En effet, que reproche-t-on en fait au général ? Si ce n’est d’avoir, de sa voix de ténor léger, asséné devant la représentation nationale (pour les besoins d’une commission d’enquête, simple distraction dont le rapport final n’avait pour destination que d’être rangé « avec les autres » sans plus d’effet) quelques vérités qui pour n’être en rien des révélations ont tout de même réussi mettre en rogne le gouvernement. À savoir en l’occurrence :
- Que la politique du chiffre (du résultat numérique) est une catastrophe,
- Que les post-soixante-huitards du ministère de la Justice pourrissent la politique pénale et bafouent l’égalité des citoyens (et foncièrement celle des délinquants) devant la loi,
- Que la délinquance des mineurs et son traitement par de vieilles lois et de vieilles mentalités est à la fois catastrophique et porteuse de problèmes bien plus grands encore.

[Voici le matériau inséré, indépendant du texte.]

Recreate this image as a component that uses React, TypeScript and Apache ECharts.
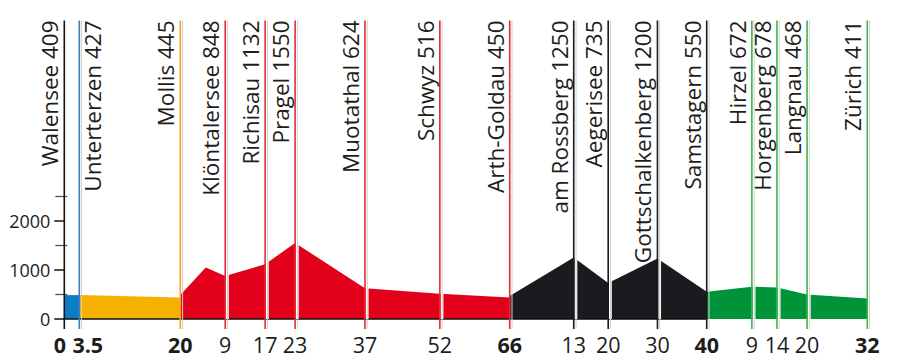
import React, { useEffect, useRef } from "react";
import * as echarts from "echarts";

// Stops along the route (name, altitude label, km within segment, segment index)
const places = [
  "Walensee", "Unterterzen", "Mollis", "Klöntalersee", "Richisau", "Pragel",
  "Muotathal", "Schwyz", "Arth-Goldau", "am Rossberg", "Aegerisee",
  "Gottschalkenberg", "Samstagern", "Hirzel", "Horgenberg", "Langnau", "Zürich",
];
const altitudes = [409, 427, 445, 848, 1132, 1550, 624, 516, 450, 1250, 735, 1200, 550, 672, 678, 468, 411];
const stopKm = [0, 3.5, 20, 9, 17, 23, 37, 52, 66, 13, 20, 30, 40, 9, 14, 20, 32];
const stopSegment = [0, 0, 1, 2, 2, 2, 2, 2, 2, 3, 3, 3, 3, 4, 4, 4, 4];
const segmentEndStops = [0, 1, 2, 8, 12, 16];

// Elevation profile per segment
const blueKm = [0, 3.5];
const blueElev = [488, 488];
const orangeKm = [3.5, 20];
const orangeElev = [490, 441];
const redKm = [0, 5.1, 9, 17, 23, 37, 52, 66];
const redElev = [490, 1052, 880, 1119, 1553, 630, 515, 441];
const blackKm = [0, 13, 20, 30, 40];
const blackElev = [468, 1255, 735, 1235, 556];
const greenKm = [0, 9, 14, 20, 32];
const greenElev = [556, 660, 645, 500, 421];

const segKm = [blueKm, orangeKm, redKm, blackKm, greenKm];
const segElev = [blueElev, orangeElev, redElev, blackElev, greenElev];
const segMin = [0, 3.5, 0, 0, 0];
const segMax = [3.5, 20, 66, 40, 32];

// Tick labels
const xTickLabels = [[0, 3.5], [20], [9, 17, 23, 37, 52, 66], [13, 20, 30, 40], [9, 14, 20, 32]];
const yTickLabels = [0, 1000, 2000];
const yMinorTicks = [500, 1500, 2500];
const yMax = 6100;

// Styling / layout
const segColors = ["#0a7dc5", "#f6b000", "#e2001a", "#1c1a1e", "#00943a"];
const lineColors = ["#3a80b9", "#f3a521", "#e62a34", "#1a1a1a", "#3db54a"];
const gridLeft = [64.3, 79.3, 180.3, 509.7, 706.7];
const gridWidth = [15, 101, 329.4, 197, 160.6];
const FONT = "'Open Sans', 'Noto Sans', sans-serif";
const TEXT = "#1d1d1b";

export default function App() {
  const ref = useRef<HTMLDivElement>(null);

  useEffect(() => {
    if (!ref.current) return;
    const chart = echarts.init(ref.current, undefined, { renderer: "svg" });

    const grids = gridLeft.map((l, i) => ({
      left: l,
      width: gridWidth[i],
      top: 20.4,
      bottom: 45,
      outerBoundsMode: "none",
      containLabel: false,
    }));

    const xAxes = segKm.map((_, i) => ({
      type: "value",
      gridIndex: i,
      min: segMin[i],
      max: segMax[i],
      z: 3,
      axisLine: { show: i < 4, onZero: false, lineStyle: { color: "#111", width: 1.5 } },
      axisTick: { show: false },
      splitLine: { show: false },
      axisLabel: {
        show: true,
        customValues: xTickLabels[i],
        margin: 14,
        fontFamily: FONT,
        fontSize: 21.5,
        color: TEXT,
        formatter: (v: number) => {
          if (i === 0) return v === 0 ? "{z|0}" : "{t|3.5}";
          return v === segMax[i] ? `{b|${v}}` : `{n|${v}}`;
        },
        rich: {
          z: { fontFamily: FONT, fontSize: 21.5, fontWeight: "bold", color: TEXT, padding: [0, 9, 0, 0] },
          t: { fontFamily: FONT, fontSize: 21.5, fontWeight: "bold", color: TEXT, padding: [0, 0, 0, 17] },
          b: { fontFamily: FONT, fontSize: 21.5, fontWeight: "bold", color: TEXT },
          n: { fontFamily: FONT, fontSize: 21.5, color: TEXT },
        },
      },
    }));

    const yAxes: any[] = segKm.map((_, i) => ({
      type: "value",
      gridIndex: i,
      min: 0,
      max: yMax,
      axisLine: { show: false },
      splitLine: { show: false },
      axisTick: i === 0 ? { show: true, customValues: yTickLabels, length: 10, lineStyle: { color: "#111", width: 1.5 } } : { show: false },
      axisLabel: i === 0
        ? {
            show: true,
            customValues: yTickLabels,
            margin: 14,
            fontFamily: FONT,
            fontSize: 18,
            color: TEXT,
            formatter: (v: number) => String(v),
          }
        : { show: false },
    }));
    yAxes.push({
      type: "value",
      gridIndex: 0,
      min: 0,
      max: yMax,
      position: "left",
      offset: -3,
      axisLine: { show: false },
      splitLine: { show: false },
      axisTick: { show: true, customValues: yMinorTicks, length: 12, lineStyle: { color: "#555", width: 1.3 } },
      axisLabel: { show: false },
    });

    const areaSeries = segKm.map((kms, i) => ({
      type: "line",
      xAxisIndex: i,
      yAxisIndex: i,
      data: kms.map((k, j) => [k, segElev[i][j]]),
      symbol: "none",
      silent: true,
      lineStyle: { width: 0 },
      areaStyle: { color: segColors[i], opacity: 1 },
      z: 2,
    }));

    const stopSeries = segKm.map((_, g) => ({
      type: "custom",
      xAxisIndex: g,
      yAxisIndex: g,
      clip: false,
      silent: true,
      z: 5,
      data: stopKm.map((k, idx) => [k, idx]).filter((d) => stopSegment[d[1]] === g),
      renderItem: (params: any, api: any) => {
        const idx = api.value(1);
        const km = api.value(0);
        const base = api.coord([km, 0]);
        const x = base[0];
        const yBase = base[1];
        const yTop = api.coord([km, yMax])[1];
        const yEnd = yBase + 10;
        const isEnd = segmentEndStops.indexOf(idx) >= 0;
        const color = idx === 0 ? "#111" : lineColors[stopSegment[idx]];
        const right = idx === 1;
        const children: any[] = [];
        if (!isEnd) {
          children.push({
            type: "rect",
            shape: { x: x + 0.8, y: yTop, width: 2.8, height: yBase - yTop },
            style: { fill: "#ffffff" },
          });
        }
        if (idx !== 0) {
          children.push({
            type: "line",
            shape: { x1: x + 2.3, y1: yTop, x2: x + 2.3, y2: yEnd },
            style: { stroke: "#d0d0d0", lineWidth: 1 },
          });
        }
        children.push({
          type: "line",
          shape: { x1: x, y1: yTop, x2: x, y2: yEnd },
          style: { stroke: color, lineWidth: 1.6 },
        });
        children.push({
          type: "text",
          x: right ? x + 2 : x - 3,
          y: yTop,
          rotation: Math.PI / 2,
          style: {
            text: `${places[idx]} ${altitudes[idx]}`,
            fontFamily: FONT,
            fontSize: 22.5,
            fill: TEXT,
            align: "right",
            verticalAlign: right ? "top" : "bottom",
          },
        });
        return { type: "group", children };
      },
    }));

    chart.setOption({
      animation: false,
      backgroundColor: "#ffffff",
      grid: grids,
      xAxis: xAxes,
      yAxis: yAxes,
      series: [...areaSeries, ...stopSeries],
    } as any);

    return () => chart.dispose();
  }, []);

  return (
    <div
      ref={ref}
      style={{ position: "fixed", left: 0, top: 0, width: 900, height: 364 }}
    />
  );
}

En 2013, Ayrault voulait la peau de l’imprudent général qui n’avait eu qu’une mutation brimatoire ; en 2016, l’immarcescible François Hollande l’a eue.
Réformer la justice, en nettoyer les placards rances, avoir une politique pénale digne de ce nom, à la fois juste, rigoureuse et efficace, s’occuper sérieusement des mineurs qui prennent le chemin mortel de la délinquance, mettre fin à cette stupide culture du chiffre qui fait qu’on passe plus de temps sur des délits bénins (eux-mêmes absouts par la justice) qui produisent des résultats numériques immédiats plutôt que de s’attaquer au terrorisme ou au grand-banditisme qui réclament des enquêtes longues, difficiles et peu rentables ; tout cela est tellement plus complexe pour le président que d’envoyer un lanceur d’alertes voir ailleurs si il y est.
Le silence des membres de la fameuse commission Théodule, devant laquelle s’était exprimé le général, est d’ailleurs très instructif. Cette culture du déni est bien ancrée dans la caste des petits apparatchiks qui tiennent les postes gouvernementaux dans une alternance toute formelle. Monsieur Juppé est à ce titre fidèle à son « éthique » (au sens premier de comportement) qui le fait toujours se ranger du côté du manche[2]. Pour lui, un ministre doit se taire (mais comme Monsieur Juppé tient à montrer qu’il peut encore produire de la testostérone, il le dit avec plus de fermeté : « Un militaire, c'est comme un ministre : ça ferme sa gueule ou ça s'en va »[3]). Il devrait en aller de même pour un militaire, pour un haut fonctionnaire, pour un policier et ainsi de suite. Si bien qu’on arrive à un paradoxe amusant où ceux qui savent quelque chose ne peuvent s’exprimer et que les seuls à pouvoir le faire sont les professionnels du verbe (les Zemmour, Onfray et autres) qui eux ne savent finalement pas grand-chose et sont réduits à colporter opinions et rumeurs. Les politiques quant à eux appliquent la loi du silence et la font respecter : il se trouve toujours un Hollande pour assassiner ceux qui parlent et un Juppé pour l’aider à faire disparaitre le cadavre.
Il n’en allait pas autrement dans feu l’URSS.